--- WHAT THE TASK ASKS ---
An exact copy of all the data is required, with pictures left out.
** Start SUPPLIED DATA **
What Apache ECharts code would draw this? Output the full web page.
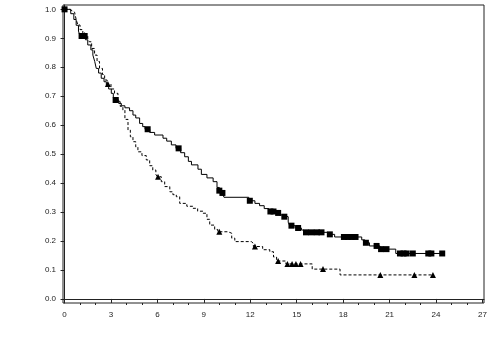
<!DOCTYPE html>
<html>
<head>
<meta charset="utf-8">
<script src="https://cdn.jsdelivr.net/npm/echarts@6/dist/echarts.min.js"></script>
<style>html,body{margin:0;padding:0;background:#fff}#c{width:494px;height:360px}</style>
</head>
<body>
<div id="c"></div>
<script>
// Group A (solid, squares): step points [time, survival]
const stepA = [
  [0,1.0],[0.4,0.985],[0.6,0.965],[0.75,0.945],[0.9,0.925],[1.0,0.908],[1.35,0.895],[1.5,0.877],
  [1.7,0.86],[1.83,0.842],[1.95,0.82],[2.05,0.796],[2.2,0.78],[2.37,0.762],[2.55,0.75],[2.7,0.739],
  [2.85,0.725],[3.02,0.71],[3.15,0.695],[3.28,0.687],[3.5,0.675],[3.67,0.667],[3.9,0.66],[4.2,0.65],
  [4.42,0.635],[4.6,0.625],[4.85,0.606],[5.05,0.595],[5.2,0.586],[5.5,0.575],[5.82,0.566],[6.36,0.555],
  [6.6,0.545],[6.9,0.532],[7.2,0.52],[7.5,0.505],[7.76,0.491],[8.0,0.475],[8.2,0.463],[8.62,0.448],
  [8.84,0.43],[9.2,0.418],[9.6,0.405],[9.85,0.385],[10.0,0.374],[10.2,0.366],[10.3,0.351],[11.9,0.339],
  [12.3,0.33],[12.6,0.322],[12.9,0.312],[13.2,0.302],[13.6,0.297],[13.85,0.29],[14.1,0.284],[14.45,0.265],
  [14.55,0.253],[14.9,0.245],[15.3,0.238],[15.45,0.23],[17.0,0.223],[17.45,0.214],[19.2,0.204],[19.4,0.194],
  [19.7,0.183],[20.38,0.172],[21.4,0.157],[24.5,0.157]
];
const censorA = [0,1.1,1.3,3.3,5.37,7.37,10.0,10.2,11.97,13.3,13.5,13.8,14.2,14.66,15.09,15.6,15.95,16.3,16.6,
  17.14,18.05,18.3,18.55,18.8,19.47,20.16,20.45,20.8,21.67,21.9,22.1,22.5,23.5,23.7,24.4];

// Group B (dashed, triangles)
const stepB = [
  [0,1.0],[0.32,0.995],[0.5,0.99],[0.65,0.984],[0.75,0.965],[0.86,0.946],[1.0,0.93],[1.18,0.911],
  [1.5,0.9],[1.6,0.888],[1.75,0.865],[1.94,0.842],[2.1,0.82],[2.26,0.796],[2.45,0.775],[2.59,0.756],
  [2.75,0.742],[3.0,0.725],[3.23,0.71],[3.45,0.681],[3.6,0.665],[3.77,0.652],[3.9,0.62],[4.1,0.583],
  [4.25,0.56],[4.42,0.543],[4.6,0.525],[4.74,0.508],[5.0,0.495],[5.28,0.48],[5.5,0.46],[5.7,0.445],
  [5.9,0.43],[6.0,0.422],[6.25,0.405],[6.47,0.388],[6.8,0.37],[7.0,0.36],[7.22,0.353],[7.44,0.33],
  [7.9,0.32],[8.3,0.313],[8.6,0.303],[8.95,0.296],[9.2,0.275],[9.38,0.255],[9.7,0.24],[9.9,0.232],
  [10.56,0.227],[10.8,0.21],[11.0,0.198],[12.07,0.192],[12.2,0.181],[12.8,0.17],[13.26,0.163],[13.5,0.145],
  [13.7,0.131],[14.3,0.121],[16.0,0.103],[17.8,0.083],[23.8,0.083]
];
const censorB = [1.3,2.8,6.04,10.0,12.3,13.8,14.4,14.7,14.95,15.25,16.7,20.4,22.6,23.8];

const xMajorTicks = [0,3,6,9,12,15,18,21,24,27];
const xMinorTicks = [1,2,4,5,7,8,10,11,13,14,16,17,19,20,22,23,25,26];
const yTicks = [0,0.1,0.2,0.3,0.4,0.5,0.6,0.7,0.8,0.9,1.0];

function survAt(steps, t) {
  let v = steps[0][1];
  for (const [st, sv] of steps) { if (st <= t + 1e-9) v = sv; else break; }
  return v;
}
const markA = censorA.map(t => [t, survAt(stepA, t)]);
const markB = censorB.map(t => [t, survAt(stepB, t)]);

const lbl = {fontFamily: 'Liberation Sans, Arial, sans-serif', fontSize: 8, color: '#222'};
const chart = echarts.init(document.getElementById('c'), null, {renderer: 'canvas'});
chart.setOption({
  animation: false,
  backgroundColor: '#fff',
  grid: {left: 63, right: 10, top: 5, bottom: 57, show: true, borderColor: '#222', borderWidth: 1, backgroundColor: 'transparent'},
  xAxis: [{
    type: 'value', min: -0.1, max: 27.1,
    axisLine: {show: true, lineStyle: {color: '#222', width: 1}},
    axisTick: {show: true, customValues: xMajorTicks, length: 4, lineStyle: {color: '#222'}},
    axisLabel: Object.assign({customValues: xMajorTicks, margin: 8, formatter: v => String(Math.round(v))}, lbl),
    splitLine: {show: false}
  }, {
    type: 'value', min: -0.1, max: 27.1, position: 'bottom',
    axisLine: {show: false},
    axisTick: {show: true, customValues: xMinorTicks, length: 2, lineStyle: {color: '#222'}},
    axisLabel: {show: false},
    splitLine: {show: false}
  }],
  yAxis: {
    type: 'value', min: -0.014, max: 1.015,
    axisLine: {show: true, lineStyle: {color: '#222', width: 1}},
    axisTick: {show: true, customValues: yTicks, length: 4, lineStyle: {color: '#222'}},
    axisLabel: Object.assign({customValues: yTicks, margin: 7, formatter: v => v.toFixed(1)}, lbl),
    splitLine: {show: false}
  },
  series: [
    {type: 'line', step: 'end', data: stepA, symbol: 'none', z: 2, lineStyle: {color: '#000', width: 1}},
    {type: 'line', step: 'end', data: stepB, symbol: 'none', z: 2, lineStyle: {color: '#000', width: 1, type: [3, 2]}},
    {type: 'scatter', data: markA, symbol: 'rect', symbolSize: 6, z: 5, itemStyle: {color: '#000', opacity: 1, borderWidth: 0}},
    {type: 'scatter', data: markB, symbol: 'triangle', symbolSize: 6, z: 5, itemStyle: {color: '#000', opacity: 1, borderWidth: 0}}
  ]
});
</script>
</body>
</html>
** End SUPPLIED DATA **
--- REPLY TO THE EXERCISE ---
What Apache ECharts code would draw this? Output the full web page.
<!DOCTYPE html>
<html>
<head>
<meta charset="utf-8">
<script src="https://cdn.jsdelivr.net/npm/echarts@6/dist/echarts.min.js"></script>
<style>html,body{margin:0;padding:0;background:#fff}#c{width:494px;height:360px}</style>
</head>
<body>
<div id="c"></div>
<script>
// Group A (solid, squares): step points [time, survival]
const stepA = [
  [0,1.0],[0.4,0.985],[0.6,0.965],[0.75,0.945],[0.9,0.925],[1.0,0.908],[1.35,0.895],[1.5,0.877],
  [1.7,0.86],[1.83,0.842],[1.95,0.82],[2.05,0.796],[2.2,0.78],[2.37,0.762],[2.55,0.75],[2.7,0.739],
  [2.85,0.725],[3.02,0.71],[3.15,0.695],[3.28,0.687],[3.5,0.675],[3.67,0.667],[3.9,0.66],[4.2,0.65],
  [4.42,0.635],[4.6,0.625],[4.85,0.606],[5.05,0.595],[5.2,0.586],[5.5,0.575],[5.82,0.566],[6.36,0.555],
  [6.6,0.545],[6.9,0.532],[7.2,0.52],[7.5,0.505],[7.76,0.491],[8.0,0.475],[8.2,0.463],[8.62,0.448],
  [8.84,0.43],[9.2,0.418],[9.6,0.405],[9.85,0.385],[10.0,0.374],[10.2,0.366],[10.3,0.351],[11.9,0.339],
  [12.3,0.33],[12.6,0.322],[12.9,0.312],[13.2,0.302],[13.6,0.297],[13.85,0.29],[14.1,0.284],[14.45,0.265],
  [14.55,0.253],[14.9,0.245],[15.3,0.238],[15.45,0.23],[17.0,0.223],[17.45,0.214],[19.2,0.204],[19.4,0.194],
  [19.7,0.183],[20.38,0.172],[21.4,0.157],[24.5,0.157]
];
const censorA = [0,1.1,1.3,3.3,5.37,7.37,10.0,10.2,11.97,13.3,13.5,13.8,14.2,14.66,15.09,15.6,15.95,16.3,16.6,
  17.14,18.05,18.3,18.55,18.8,19.47,20.16,20.45,20.8,21.67,21.9,22.1,22.5,23.5,23.7,24.4];

// Group B (dashed, triangles)
const stepB = [
  [0,1.0],[0.32,0.995],[0.5,0.99],[0.65,0.984],[0.75,0.965],[0.86,0.946],[1.0,0.93],[1.18,0.911],
  [1.5,0.9],[1.6,0.888],[1.75,0.865],[1.94,0.842],[2.1,0.82],[2.26,0.796],[2.45,0.775],[2.59,0.756],
  [2.75,0.742],[3.0,0.725],[3.23,0.71],[3.45,0.681],[3.6,0.665],[3.77,0.652],[3.9,0.62],[4.1,0.583],
  [4.25,0.56],[4.42,0.543],[4.6,0.525],[4.74,0.508],[5.0,0.495],[5.28,0.48],[5.5,0.46],[5.7,0.445],
  [5.9,0.43],[6.0,0.422],[6.25,0.405],[6.47,0.388],[6.8,0.37],[7.0,0.36],[7.22,0.353],[7.44,0.33],
  [7.9,0.32],[8.3,0.313],[8.6,0.303],[8.95,0.296],[9.2,0.275],[9.38,0.255],[9.7,0.24],[9.9,0.232],
  [10.56,0.227],[10.8,0.21],[11.0,0.198],[12.07,0.192],[12.2,0.181],[12.8,0.17],[13.26,0.163],[13.5,0.145],
  [13.7,0.131],[14.3,0.121],[16.0,0.103],[17.8,0.083],[23.8,0.083]
];
const censorB = [1.3,2.8,6.04,10.0,12.3,13.8,14.4,14.7,14.95,15.25,16.7,20.4,22.6,23.8];

const xMajorTicks = [0,3,6,9,12,15,18,21,24,27];
const xMinorTicks = [1,2,4,5,7,8,10,11,13,14,16,17,19,20,22,23,25,26];
const yTicks = [0,0.1,0.2,0.3,0.4,0.5,0.6,0.7,0.8,0.9,1.0];

function survAt(steps, t) {
  let v = steps[0][1];
  for (const [st, sv] of steps) { if (st <= t + 1e-9) v = sv; else break; }
  return v;
}
const markA = censorA.map(t => [t, survAt(stepA, t)]);
const markB = censorB.map(t => [t, survAt(stepB, t)]);

const lbl = {fontFamily: 'Liberation Sans, Arial, sans-serif', fontSize: 8, color: '#222'};
const chart = echarts.init(document.getElementById('c'), null, {renderer: 'canvas'});
chart.setOption({
  animation: false,
  backgroundColor: '#fff',
  grid: {left: 63, right: 10, top: 5, bottom: 57, show: true, borderColor: '#222', borderWidth: 1, backgroundColor: 'transparent'},
  xAxis: [{
    type: 'value', min: -0.1, max: 27.1,
    axisLine: {show: true, lineStyle: {color: '#222', width: 1}},
    axisTick: {show: true, customValues: xMajorTicks, length: 4, lineStyle: {color: '#222'}},
    axisLabel: Object.assign({customValues: xMajorTicks, margin: 8, formatter: v => String(Math.round(v))}, lbl),
    splitLine: {show: false}
  }, {
    type: 'value', min: -0.1, max: 27.1, position: 'bottom',
    axisLine: {show: false},
    axisTick: {show: true, customValues: xMinorTicks, length: 2, lineStyle: {color: '#222'}},
    axisLabel: {show: false},
    splitLine: {show: false}
  }],
  yAxis: {
    type: 'value', min: -0.014, max: 1.015,
    axisLine: {show: true, lineStyle: {color: '#222', width: 1}},
    axisTick: {show: true, customValues: yTicks, length: 4, lineStyle: {color: '#222'}},
    axisLabel: Object.assign({customValues: yTicks, margin: 7, formatter: v => v.toFixed(1)}, lbl),
    splitLine: {show: false}
  },
  series: [
    {type: 'line', step: 'end', data: stepA, symbol: 'none', z: 2, lineStyle: {color: '#000', width: 1}},
    {type: 'line', step: 'end', data: stepB, symbol: 'none', z: 2, lineStyle: {color: '#000', width: 1, type: [3, 2]}},
    {type: 'scatter', data: markA, symbol: 'rect', symbolSize: 6, z: 5, itemStyle: {color: '#000', opacity: 1, borderWidth: 0}},
    {type: 'scatter', data: markB, symbol: 'triangle', symbolSize: 6, z: 5, itemStyle: {color: '#000', opacity: 1, borderWidth: 0}}
  ]
});
</script>
</body>
</html>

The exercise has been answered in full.